**STORED RECORDS**:
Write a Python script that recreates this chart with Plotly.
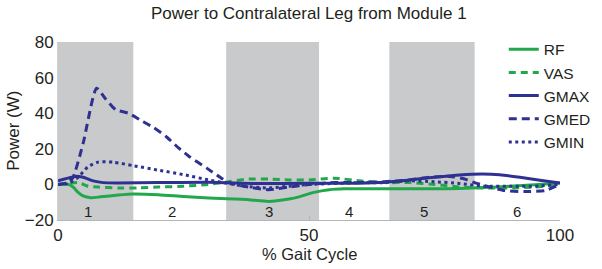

...

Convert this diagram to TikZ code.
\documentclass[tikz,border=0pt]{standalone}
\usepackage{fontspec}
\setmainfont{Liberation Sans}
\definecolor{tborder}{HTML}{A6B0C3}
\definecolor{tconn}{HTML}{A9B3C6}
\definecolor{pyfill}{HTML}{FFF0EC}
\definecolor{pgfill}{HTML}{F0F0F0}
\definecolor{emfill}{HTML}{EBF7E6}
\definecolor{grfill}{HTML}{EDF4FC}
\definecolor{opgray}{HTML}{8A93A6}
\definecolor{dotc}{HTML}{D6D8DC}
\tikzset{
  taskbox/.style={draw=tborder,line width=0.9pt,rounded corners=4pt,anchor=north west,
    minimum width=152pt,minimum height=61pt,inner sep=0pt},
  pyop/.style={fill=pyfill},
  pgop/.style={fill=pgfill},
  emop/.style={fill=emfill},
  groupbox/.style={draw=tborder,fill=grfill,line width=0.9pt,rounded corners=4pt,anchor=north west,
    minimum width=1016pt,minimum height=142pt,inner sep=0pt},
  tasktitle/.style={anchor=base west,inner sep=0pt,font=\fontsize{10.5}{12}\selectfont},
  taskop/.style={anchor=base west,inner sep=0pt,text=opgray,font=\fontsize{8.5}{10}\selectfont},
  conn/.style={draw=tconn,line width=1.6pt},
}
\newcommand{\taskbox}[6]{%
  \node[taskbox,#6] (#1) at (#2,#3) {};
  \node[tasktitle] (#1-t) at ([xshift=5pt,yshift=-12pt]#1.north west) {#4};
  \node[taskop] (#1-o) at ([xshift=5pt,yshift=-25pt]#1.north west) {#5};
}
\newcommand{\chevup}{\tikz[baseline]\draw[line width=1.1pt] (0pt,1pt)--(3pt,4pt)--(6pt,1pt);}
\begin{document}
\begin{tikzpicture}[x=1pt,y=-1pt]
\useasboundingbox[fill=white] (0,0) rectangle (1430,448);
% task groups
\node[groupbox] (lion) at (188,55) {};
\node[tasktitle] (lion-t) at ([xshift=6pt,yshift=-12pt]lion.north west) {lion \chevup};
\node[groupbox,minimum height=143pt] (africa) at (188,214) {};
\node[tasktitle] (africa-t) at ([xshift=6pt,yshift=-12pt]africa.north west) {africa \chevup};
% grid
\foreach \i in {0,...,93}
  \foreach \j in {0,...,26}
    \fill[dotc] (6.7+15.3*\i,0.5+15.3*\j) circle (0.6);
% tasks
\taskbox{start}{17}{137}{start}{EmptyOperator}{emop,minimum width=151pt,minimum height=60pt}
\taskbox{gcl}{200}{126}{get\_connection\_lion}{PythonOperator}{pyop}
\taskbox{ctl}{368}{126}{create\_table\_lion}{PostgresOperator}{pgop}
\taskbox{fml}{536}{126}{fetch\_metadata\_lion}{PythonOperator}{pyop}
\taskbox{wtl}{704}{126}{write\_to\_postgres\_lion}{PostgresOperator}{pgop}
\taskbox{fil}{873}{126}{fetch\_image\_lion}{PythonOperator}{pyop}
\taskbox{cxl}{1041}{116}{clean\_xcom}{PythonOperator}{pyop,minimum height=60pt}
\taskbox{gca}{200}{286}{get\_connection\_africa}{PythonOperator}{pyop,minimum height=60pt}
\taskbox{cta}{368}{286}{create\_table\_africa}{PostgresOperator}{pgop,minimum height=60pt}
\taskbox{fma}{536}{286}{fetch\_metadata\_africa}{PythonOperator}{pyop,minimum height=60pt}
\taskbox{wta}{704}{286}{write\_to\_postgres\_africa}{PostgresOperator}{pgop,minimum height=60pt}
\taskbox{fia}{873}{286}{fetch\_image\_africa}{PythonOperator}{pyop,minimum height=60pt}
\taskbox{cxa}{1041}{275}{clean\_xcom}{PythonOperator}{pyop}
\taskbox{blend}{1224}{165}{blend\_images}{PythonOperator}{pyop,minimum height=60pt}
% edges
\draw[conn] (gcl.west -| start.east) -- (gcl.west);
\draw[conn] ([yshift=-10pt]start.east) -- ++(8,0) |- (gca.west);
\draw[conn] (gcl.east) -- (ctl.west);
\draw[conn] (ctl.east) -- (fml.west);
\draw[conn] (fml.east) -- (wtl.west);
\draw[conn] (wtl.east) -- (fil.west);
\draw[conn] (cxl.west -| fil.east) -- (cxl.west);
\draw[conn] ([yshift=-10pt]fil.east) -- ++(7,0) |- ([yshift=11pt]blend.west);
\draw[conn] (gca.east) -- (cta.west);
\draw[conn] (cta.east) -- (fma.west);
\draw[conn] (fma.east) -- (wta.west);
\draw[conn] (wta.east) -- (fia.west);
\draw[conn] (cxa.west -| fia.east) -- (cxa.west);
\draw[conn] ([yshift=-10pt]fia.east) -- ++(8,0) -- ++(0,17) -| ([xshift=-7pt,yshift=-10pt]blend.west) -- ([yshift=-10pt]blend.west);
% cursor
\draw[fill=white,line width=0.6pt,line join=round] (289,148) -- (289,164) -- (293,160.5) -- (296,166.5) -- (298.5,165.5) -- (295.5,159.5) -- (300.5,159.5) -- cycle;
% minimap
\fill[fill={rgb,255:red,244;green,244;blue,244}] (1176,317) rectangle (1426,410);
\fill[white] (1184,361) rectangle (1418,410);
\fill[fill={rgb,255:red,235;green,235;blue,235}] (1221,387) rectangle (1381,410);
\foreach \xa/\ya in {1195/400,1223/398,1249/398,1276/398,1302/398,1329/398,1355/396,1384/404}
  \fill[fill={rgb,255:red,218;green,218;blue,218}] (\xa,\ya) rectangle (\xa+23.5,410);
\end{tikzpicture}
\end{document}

**EXERCISE**: Count the lines in which the string "this" appears, then report only that figure.

**EXERCISE RESULT**: 2